Once you have your question, your concepts, and your data, you then need a quantitative proxy for your ideas (or theoretical constructs). As one of my colleagues likes to remind me, translating human experience onto the real number line is a strange thing to do. There simply has to be a great deal lost in doing so. As I hope this book will show, however, there is also much to be gained. Doing so allows you to test your ideas on considerably more pieces of evidence than you ever could by hand; it allows you to make visible and explicit your methods and your working procedures; and it allows you to try to make your conclusions about how the world works independent of your own personal beliefs. I say “try to” because of course those beliefs always enter into the process at numerous stages (like every one we’ve seen so far). Remember, you’re not operating in the realm of absolute truth, but one of “confidence.” You are trying to gain as much confidence as possible that something is true, knowing you can never definitively know if it is true or not. Disagreement is ok. It is how we all gradually move closer to a piece of knowledge that we hold together.
Measurements are the tools you will use to arrive at this consensus, along with the process of validation and discussion. You create a measure, then validate its effectiveness, and then discuss what you have done to interpret your results. The measurement phase is thus one of the most creative steps in the process. How might you translate your concept onto the real number line? This is yet another act of representation and specification, as something large and vague is represented by something more precise. Both are important.
To return to our running example, Lancashire and Hirst represent “age-related cognitive decline” as “declining vocabulary richness” in their conceptual phase. They then represent “vocabulary richness” according to three specific measures that turn this idea into a quantities: type-token ratio, repeating phrase frequency, and indefinite word frequency. While we will spend considerably more time thinking about measuring features in the next section, let me just explain briefly here what each of these terms means so that you can see how each measure is itself a representation of the underlying concept (and in turtles all the way down fashion how each measurement is only one way to represent the measurement itself — huh? don’t worry this will make sense).
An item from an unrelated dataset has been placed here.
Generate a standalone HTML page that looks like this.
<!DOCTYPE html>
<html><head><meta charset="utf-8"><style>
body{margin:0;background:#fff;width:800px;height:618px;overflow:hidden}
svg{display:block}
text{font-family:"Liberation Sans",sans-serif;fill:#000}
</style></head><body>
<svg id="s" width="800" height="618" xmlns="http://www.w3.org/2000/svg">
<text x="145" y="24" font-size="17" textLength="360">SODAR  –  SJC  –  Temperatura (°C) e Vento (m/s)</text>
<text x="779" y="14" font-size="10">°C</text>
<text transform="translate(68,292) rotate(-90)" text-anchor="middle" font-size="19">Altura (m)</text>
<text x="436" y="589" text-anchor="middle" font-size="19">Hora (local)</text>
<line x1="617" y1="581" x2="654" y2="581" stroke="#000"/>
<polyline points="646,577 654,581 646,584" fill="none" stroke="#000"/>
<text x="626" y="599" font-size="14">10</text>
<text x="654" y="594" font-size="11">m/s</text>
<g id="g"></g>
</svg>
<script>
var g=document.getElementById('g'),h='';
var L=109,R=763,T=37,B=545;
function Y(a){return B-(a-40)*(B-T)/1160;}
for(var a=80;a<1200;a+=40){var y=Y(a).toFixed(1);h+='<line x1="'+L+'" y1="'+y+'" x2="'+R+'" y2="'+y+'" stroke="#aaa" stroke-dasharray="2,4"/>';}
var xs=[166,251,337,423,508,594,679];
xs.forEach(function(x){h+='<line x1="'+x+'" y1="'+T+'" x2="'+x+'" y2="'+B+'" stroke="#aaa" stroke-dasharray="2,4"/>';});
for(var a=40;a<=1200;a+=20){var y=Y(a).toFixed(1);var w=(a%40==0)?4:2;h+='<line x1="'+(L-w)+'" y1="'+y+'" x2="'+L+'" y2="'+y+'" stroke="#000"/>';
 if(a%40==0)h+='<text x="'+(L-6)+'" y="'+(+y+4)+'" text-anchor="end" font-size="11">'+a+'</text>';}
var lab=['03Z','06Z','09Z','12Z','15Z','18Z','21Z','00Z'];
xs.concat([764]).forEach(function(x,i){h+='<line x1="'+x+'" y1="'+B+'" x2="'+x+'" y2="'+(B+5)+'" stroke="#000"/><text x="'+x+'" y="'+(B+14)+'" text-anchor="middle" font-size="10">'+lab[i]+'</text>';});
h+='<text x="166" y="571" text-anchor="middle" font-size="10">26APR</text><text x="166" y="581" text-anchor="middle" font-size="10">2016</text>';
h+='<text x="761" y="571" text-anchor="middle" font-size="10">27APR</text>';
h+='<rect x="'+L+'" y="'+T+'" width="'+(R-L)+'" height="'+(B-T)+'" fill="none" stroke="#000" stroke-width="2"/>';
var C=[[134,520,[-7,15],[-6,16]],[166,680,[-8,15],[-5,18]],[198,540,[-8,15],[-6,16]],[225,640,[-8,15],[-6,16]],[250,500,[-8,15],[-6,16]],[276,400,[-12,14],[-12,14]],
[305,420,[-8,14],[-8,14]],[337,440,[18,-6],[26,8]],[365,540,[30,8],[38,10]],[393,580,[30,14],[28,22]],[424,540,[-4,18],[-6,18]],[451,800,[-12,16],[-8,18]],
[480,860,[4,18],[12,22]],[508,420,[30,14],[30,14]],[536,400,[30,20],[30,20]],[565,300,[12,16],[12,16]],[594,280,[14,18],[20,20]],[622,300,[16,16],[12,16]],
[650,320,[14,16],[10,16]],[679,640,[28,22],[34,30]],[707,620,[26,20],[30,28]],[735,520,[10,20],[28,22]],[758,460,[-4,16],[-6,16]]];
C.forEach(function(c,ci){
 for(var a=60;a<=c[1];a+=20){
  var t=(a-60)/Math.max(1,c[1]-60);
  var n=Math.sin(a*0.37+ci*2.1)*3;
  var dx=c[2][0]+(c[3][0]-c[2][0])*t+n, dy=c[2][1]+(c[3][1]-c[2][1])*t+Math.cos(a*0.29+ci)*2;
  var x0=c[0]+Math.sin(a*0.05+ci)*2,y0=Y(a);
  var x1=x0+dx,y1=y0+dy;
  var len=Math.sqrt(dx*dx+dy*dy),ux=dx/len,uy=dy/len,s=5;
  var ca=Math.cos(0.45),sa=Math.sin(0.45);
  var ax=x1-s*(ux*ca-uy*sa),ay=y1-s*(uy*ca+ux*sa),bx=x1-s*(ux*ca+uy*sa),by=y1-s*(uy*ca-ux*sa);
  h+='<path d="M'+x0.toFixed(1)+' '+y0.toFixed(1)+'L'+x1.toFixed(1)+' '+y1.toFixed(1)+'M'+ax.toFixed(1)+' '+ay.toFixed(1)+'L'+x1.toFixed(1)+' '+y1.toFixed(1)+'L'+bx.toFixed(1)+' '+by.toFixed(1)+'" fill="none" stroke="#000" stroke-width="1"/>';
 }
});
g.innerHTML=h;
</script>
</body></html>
Type-token ratio calculates the relationship between word types and word tokens. A word “type” is a class of words — for example, “the” is an instance of a word type — while a word token is an instance of a given type, i.e. every time “the” appears in a text it is another token of the type “the.” The ratio between types and tokens calculates how much repetition there is in a document. The higher the ratio (the closer to 1) the less repetition there is — we are using fewer instances of every type. The lower the ratio (the closer to 0) the more repetition there is — we use each type over and over again (i.e. our numerator, the types, is very small, while our denominator, the tokens, is very large). Language-use naturally has a lot of repetition, which actually increases the longer you write or talk (given a finite number of words, I will inevitably start reusing them more and more the longer I go on, which is why lectures seem increasingly boring over time, though there are other reasons for this, too). This is why Lancashire and Hirst concentrate on a fixed length of texts because otherwise the longer ones will naturally appear more repetitive.
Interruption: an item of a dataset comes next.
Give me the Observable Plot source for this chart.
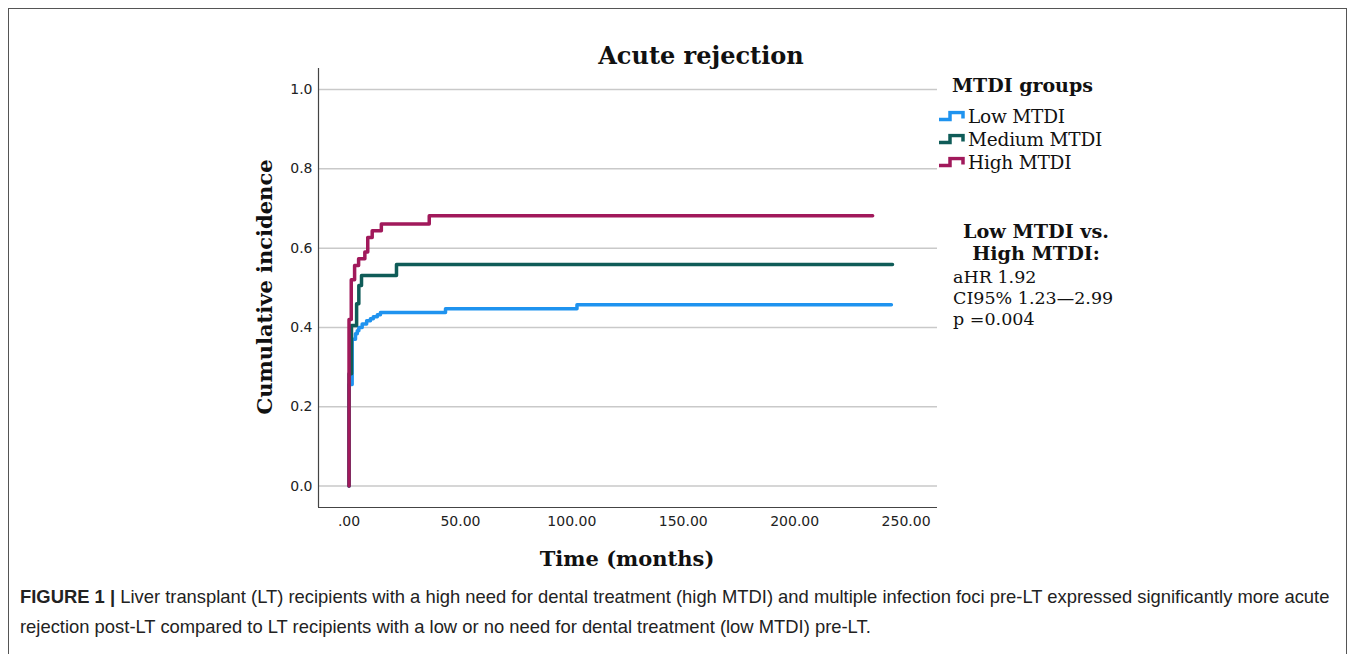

The next two measures they use are repeating phrase frequency and indefinite word frequency. They define repeating phrases as 2- and 3-word units (which we will call “n-grams” in the next section) that appear more than once. Indefinite words are defined as a list of words indicating ambiguous definition, such as someone, somehow, something, etc. I hope you can see right away how the measurement itself has layers too: indefinite word frequency is a type of “vocabulary richness,” but this list of words is itself a type of “indefinite words.” You might define “repeating phrases” differently, too. In other words, we are always using representations (see above).
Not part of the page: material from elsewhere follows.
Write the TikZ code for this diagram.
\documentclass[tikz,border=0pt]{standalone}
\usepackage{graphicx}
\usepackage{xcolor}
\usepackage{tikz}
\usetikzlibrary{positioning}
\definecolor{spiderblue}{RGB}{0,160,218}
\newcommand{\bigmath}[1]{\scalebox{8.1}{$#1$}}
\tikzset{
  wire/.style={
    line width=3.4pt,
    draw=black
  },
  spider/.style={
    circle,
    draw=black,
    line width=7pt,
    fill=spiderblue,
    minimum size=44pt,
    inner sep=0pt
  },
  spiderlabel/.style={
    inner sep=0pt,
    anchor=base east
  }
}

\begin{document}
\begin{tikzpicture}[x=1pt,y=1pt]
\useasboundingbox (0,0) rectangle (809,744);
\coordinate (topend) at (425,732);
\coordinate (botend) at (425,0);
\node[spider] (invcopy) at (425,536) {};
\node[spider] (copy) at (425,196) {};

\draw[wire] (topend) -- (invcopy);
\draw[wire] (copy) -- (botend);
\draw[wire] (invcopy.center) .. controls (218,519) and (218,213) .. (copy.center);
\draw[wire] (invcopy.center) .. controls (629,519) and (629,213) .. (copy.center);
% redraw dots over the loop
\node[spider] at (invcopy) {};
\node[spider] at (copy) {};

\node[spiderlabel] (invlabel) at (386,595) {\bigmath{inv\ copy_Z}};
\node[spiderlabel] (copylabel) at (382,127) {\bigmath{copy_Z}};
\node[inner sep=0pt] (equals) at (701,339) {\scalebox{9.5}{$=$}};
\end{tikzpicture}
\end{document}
The final measurement the authors use is “age.” In other words, they are looking to test whether there is a relationship between Christie’s age, which will be called the independent variable, and their measures of vocabulary richness, which will be called the dependent variables. They want to know whether this thing called vocabulary richness, which they’ve measured in three separate ways, is dependent on Christie’s age (which is not to say that the one causes the other, just that there is an association between the two).